start Records for the task

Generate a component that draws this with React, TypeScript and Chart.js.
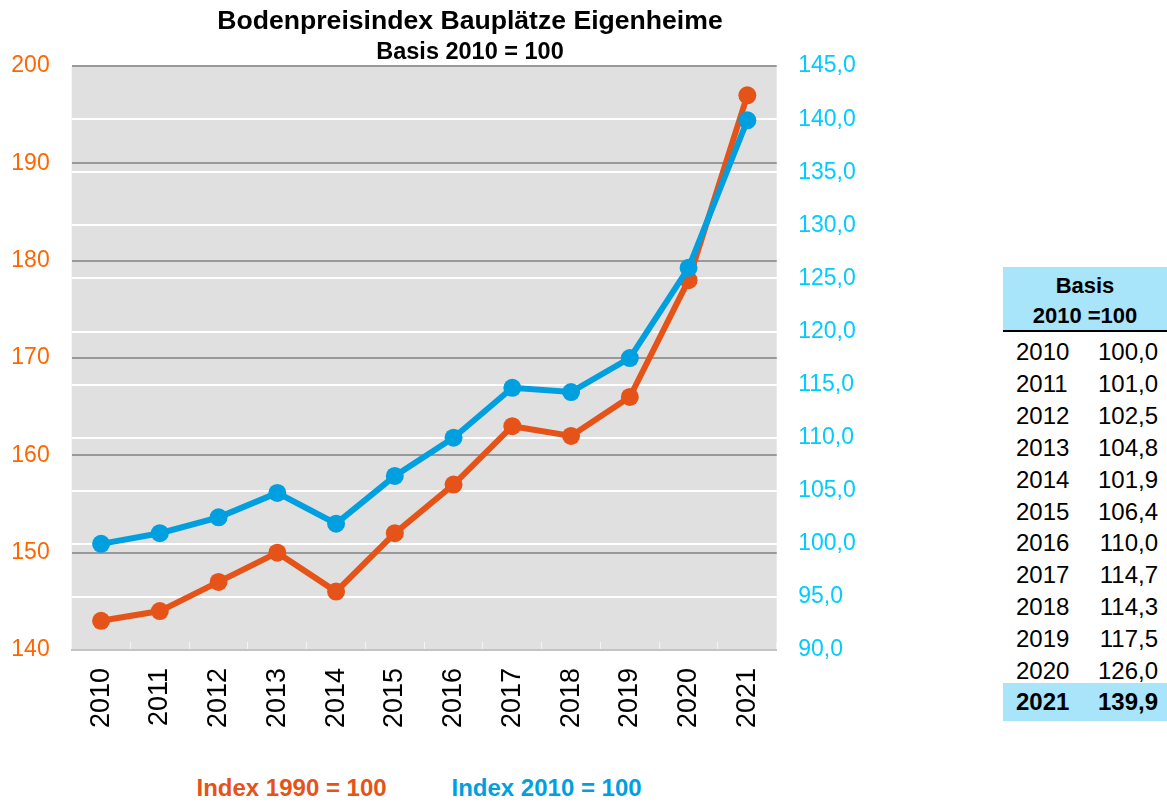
import React, { useEffect, useRef } from "react";
import { Chart, registerables } from "chart.js";

Chart.register(...registerables);

const titleText = "Bodenpreisindex Bauplätze Eigenheime";
const subtitleText = "Basis 2010 = 100";
const years = ["2010", "2011", "2012", "2013", "2014", "2015", "2016", "2017", "2018", "2019", "2020", "2021"];
const index1990 = [143, 144, 147, 150, 146, 152, 157, 163, 162, 166, 178, 197];
const index2010 = [100.0, 101.0, 102.5, 104.8, 101.9, 106.4, 110.0, 114.7, 114.3, 117.5, 126.0, 139.9];
const label1990 = "Index 1990 = 100";
const label2010 = "Index 2010 = 100";
const tableHeader = ["Basis", "2010 =100"];

const ORANGE = "#e55318";
const BLUE = "#009fe0";
const LEFT_TICK = "#ff6600";
const RIGHT_TICK = "#00ccff";
const FONT = "'Liberation Sans', Arial, sans-serif";
const HILITE = "#a8e4fa";

const fmt = (v: number) => v.toFixed(1).replace(".", ",");

const plotBg = {
  id: "plotBg",
  beforeDraw(chart: any) {
    const { ctx, chartArea: a } = chart;
    ctx.save();
    ctx.fillStyle = "#e0e0e0";
    ctx.fillRect(a.left, a.top, a.right - a.left, a.bottom - a.top);
    ctx.restore();
  },
};

function ChartCanvas() {
  const ref = useRef<HTMLCanvasElement>(null);
  useEffect(() => {
    if (!ref.current) return;
    Chart.defaults.font.family = FONT;
    const chart = new Chart(ref.current, {
      type: "line",
      data: {
        labels: years,
        datasets: [
          {
            label: label1990,
            data: index1990,
            yAxisID: "y",
            borderColor: ORANGE,
            backgroundColor: ORANGE,
            borderWidth: 6,
            pointRadius: 9,
            pointBorderWidth: 0,
            pointBackgroundColor: ORANGE,
            tension: 0,
            order: 2,
          },
          {
            label: label2010,
            data: index2010,
            yAxisID: "y1",
            borderColor: BLUE,
            backgroundColor: BLUE,
            borderWidth: 6,
            pointRadius: 9,
            pointBorderWidth: 0,
            pointBackgroundColor: BLUE,
            tension: 0,
            order: 1,
          },
        ],
      },
      options: {
        responsive: false,
        animation: false,
        devicePixelRatio: 1,
        layout: { padding: 0 },
        plugins: {
          legend: { display: false },
          tooltip: { enabled: false },
          title: {
            display: true,
            text: titleText,
            color: "#000",
            font: { size: 26.6, weight: "bold", lineHeight: 1.2 },
            padding: { top: 6, bottom: 0 },
          },
          subtitle: {
            display: true,
            text: subtitleText,
            color: "#000",
            font: { size: 23.5, weight: "bold", lineHeight: 1.2 },
            padding: { top: 0, bottom: 0 },
          },
        },
        scales: {
          x: {
            type: "category",
            offset: true,
            grid: {
              display: true,
              offset: true,
              drawOnChartArea: false,
              drawTicks: true,
              tickLength: -8,
              tickColor: "#f4f4f4",
              tickWidth: 1,
            },
            border: { display: true, color: "#c4c4c4", width: 2 },
            ticks: {
              color: "#000",
              font: { size: 27 },
              minRotation: 90,
              maxRotation: 90,
              padding: 26,
              autoSkip: false,
            },
            afterFit(s: any) {
              s.height = 109;
            },
          },
          y: {
            position: "left",
            min: 140,
            max: 200,
            ticks: { stepSize: 10, color: LEFT_TICK, font: { size: 23 }, padding: 22 },
            grid: {
              color: (c: any) => (c.tick && c.tick.value === 140 ? "rgba(0,0,0,0)" : "#999999"),
              lineWidth: 2,
              drawTicks: false,
            },
            border: { display: false },
            afterFit(s: any) {
              s.width = 71.7;
            },
          },
          y1: {
            position: "right",
            min: 90,
            max: 145,
            ticks: {
              stepSize: 5,
              color: RIGHT_TICK,
              font: { size: 23 },
              padding: 21.5,
              callback: (v: any) => fmt(Number(v)),
            },
            grid: {
              color: (c: any) =>
                c.tick && (c.tick.value === 90 || c.tick.value === 145) ? "rgba(0,0,0,0)" : "#ffffff",
              lineWidth: 2,
              drawTicks: false,
            },
            border: { display: false },
            afterFit(s: any) {
              s.width = 163.3;
            },
          },
        },
      } as any,
      plugins: [plotBg],
    });
    return () => chart.destroy();
  }, []);
  return (
    <canvas
      ref={ref}
      width={940}
      height={759}
      style={{ position: "absolute", left: 0, top: 0, width: 940, height: 759 }}
    />
  );
}

export default function App() {
  const rowTop = (i: number) => 336 + i * 31.9;
  return (
    <div
      style={{
        position: "absolute",
        left: 0,
        top: 0,
        width: 1167,
        height: 802,
        overflow: "hidden",
        background: "#fff",
        fontFamily: FONT,
      }}
    >
      <ChartCanvas />
      <div
        style={{
          position: "absolute",
          left: 196.5,
          top: 776,
          font: `bold 24px ${FONT}`,
          lineHeight: "24px",
          color: ORANGE,
          whiteSpace: "nowrap",
        }}
      >
        {label1990}
      </div>
      <div
        style={{
          position: "absolute",
          left: 451.5,
          top: 776,
          font: `bold 24px ${FONT}`,
          lineHeight: "24px",
          color: BLUE,
          whiteSpace: "nowrap",
        }}
      >
        {label2010}
      </div>
      <div
        style={{
          position: "absolute",
          left: 1003,
          top: 267,
          width: 164,
          height: 63,
          background: HILITE,
          borderBottom: "2px solid #000",
          boxSizing: "content-box",
          textAlign: "center",
          font: `bold 22px ${FONT}`,
          lineHeight: "30px",
          paddingTop: 0,
        }}
      >
        <div style={{ paddingTop: 4 }}>{tableHeader[0]}</div>
        <div>{tableHeader[1]}</div>
      </div>
      {years.map((y, i) => {
        const last = i === years.length - 1;
        const top = last ? 683 : rowTop(i);
        return (
          <div
            key={y}
            style={{
              position: "absolute",
              left: 1003,
              top,
              width: 164,
              height: last ? 38 : 32,
              background: last ? HILITE : "transparent",
              font: `${last ? "bold " : ""}24px ${FONT}`,
              lineHeight: "32px",
              color: "#000",
            }}
          >
            <span style={{ position: "absolute", left: 13, top: last ? 3 : 0 }}>{y}</span>
            <span style={{ position: "absolute", right: 9, top: last ? 3 : 0 }}>{fmt(index2010[i])}</span>
          </div>
        );
      })}
    </div>
  );
}
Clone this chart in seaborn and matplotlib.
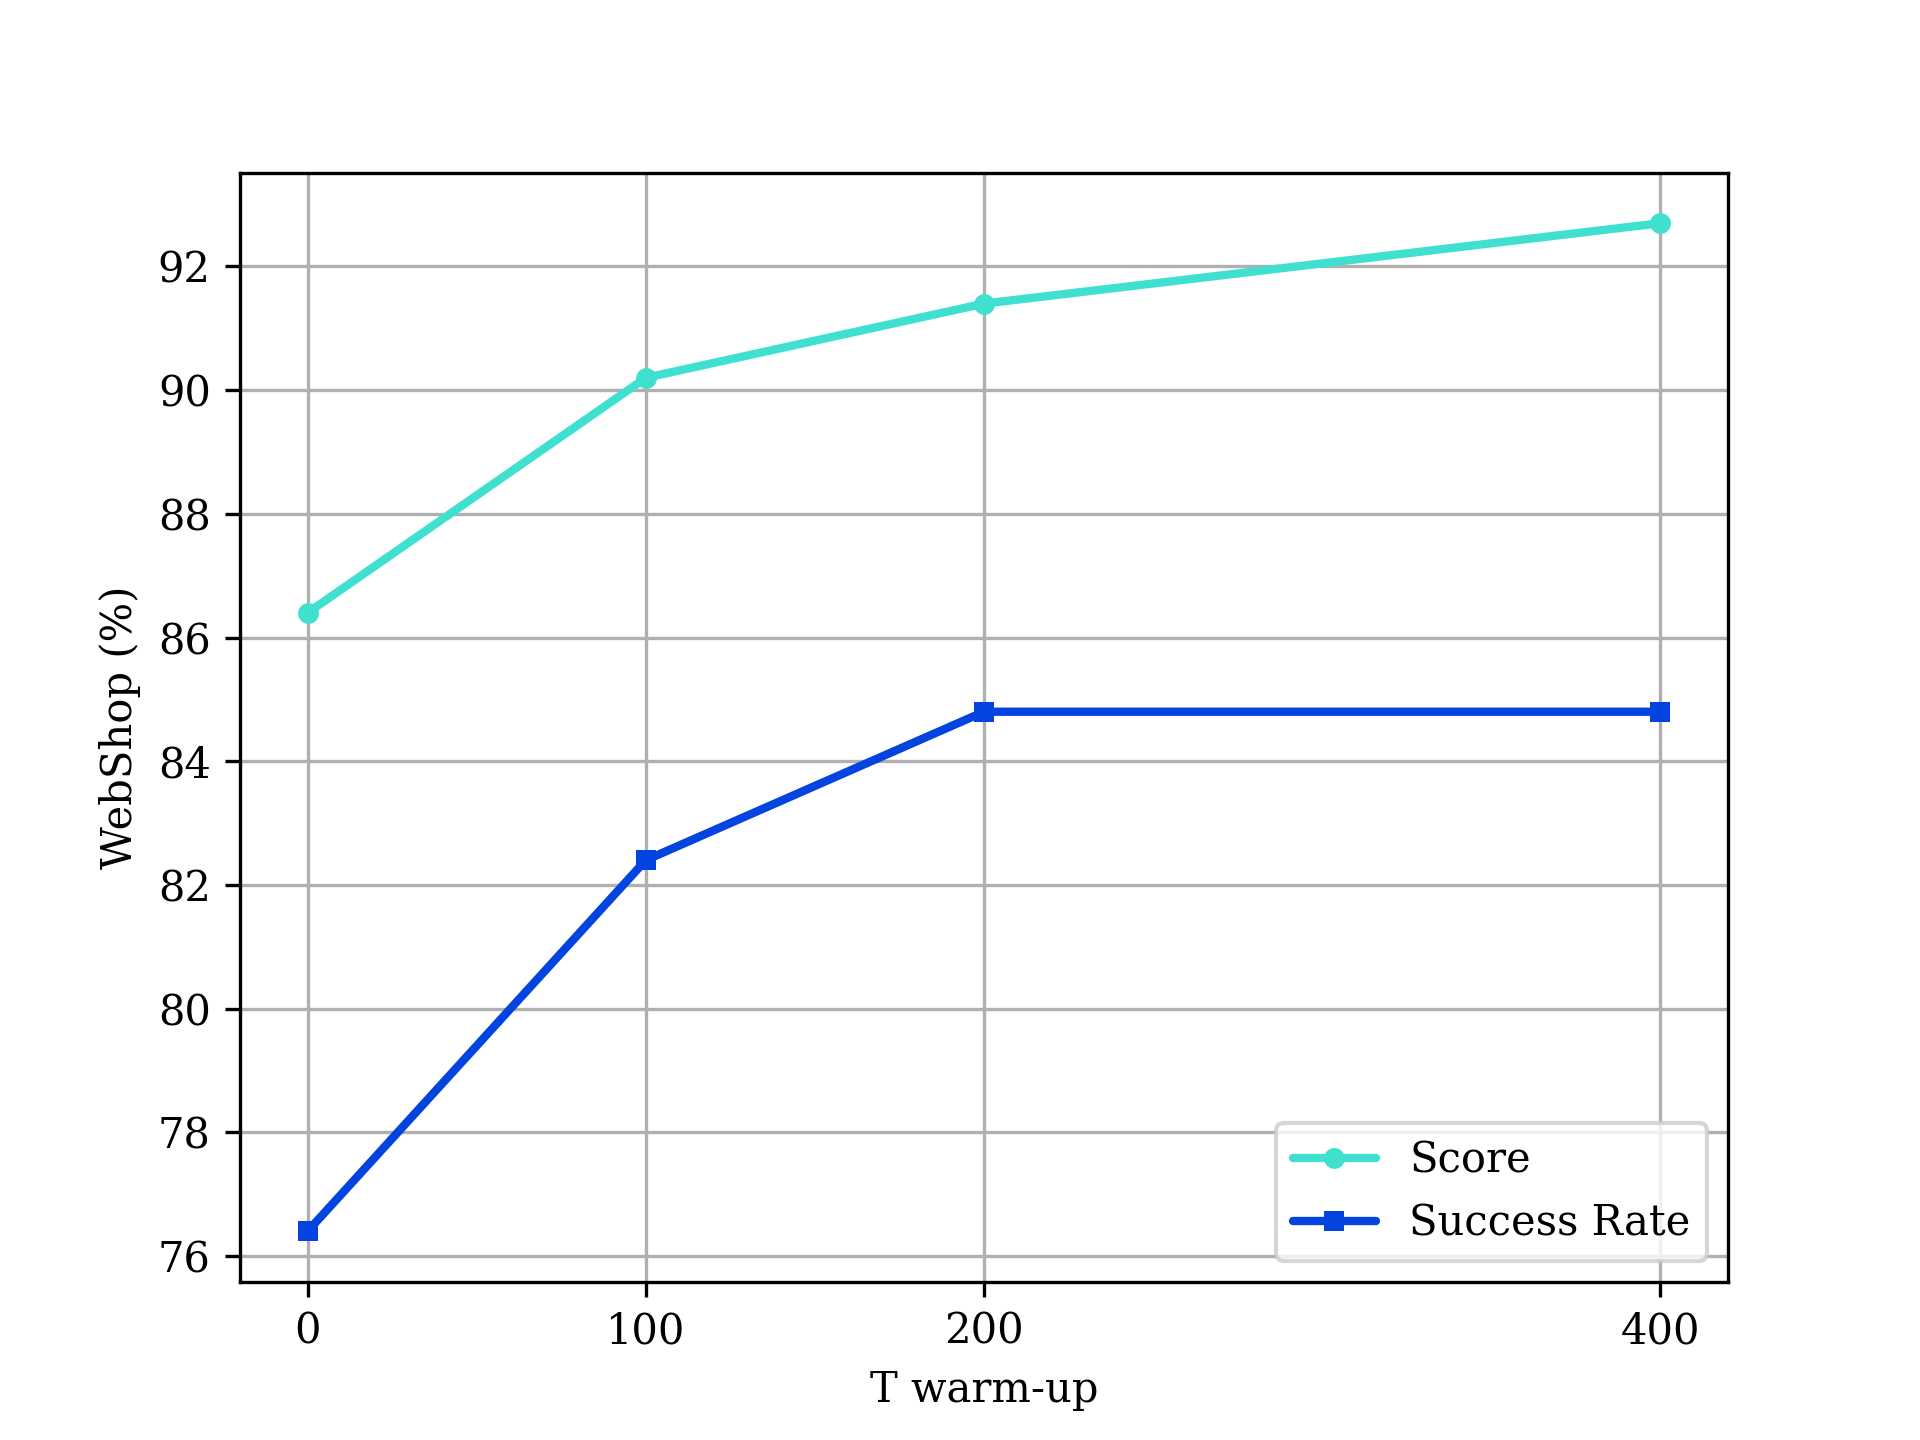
import pandas as pd
import matplotlib
matplotlib.use("Agg")
import matplotlib.pyplot as plt
import seaborn as sns

# data
warmup = [0, 100, 200, 400]
score = [86.4, 90.2, 91.4, 92.7]
success_rate = [76.4, 82.4, 84.8, 84.8]

df = pd.DataFrame({"T": warmup, "Score": score, "Success Rate": success_rate})

sns.set_style("ticks", {"text.color": "black", "axes.labelcolor": "black",
                        "xtick.color": "black", "ytick.color": "black"})
plt.rcParams["font.family"] = ["DejaVu Serif"]
plt.rcParams["legend.fancybox"] = True

fig, ax = plt.subplots(figsize=(6.4, 4.8), dpi=300)

sns.lineplot(data=df, x="T", y="Score", ax=ax, color="turquoise",
             marker="o", markersize=5, markeredgewidth=0, linewidth=2,
             label="Score")
sns.lineplot(data=df, x="T", y="Success Rate", ax=ax, color="#0343df",
             marker="s", markersize=5, markeredgewidth=0, linewidth=2,
             label="Success Rate")

ax.set_xticks(warmup)
ax.set_yticks([76, 78, 80, 82, 84, 86, 88, 90, 92])
ax.set_xlabel("T warm-up")
ax.set_ylabel("WebShop (%)")
ax.grid(True, color="#b0b0b0", linewidth=0.8)
for s in ax.spines.values():
    s.set_visible(True)
    s.set_color("black")
ax.tick_params(direction="out", length=3.5, width=0.8, color="black")
ax.legend(loc="lower right", fontsize=10)

plt.savefig("out.png", dpi=300)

end Records for the task

Directions for this task
From the data above, show each line that contains "React".

Task solution
Generate a component that draws this with React, TypeScript and Chart.js.
import React, { useEffect, useRef } from "react";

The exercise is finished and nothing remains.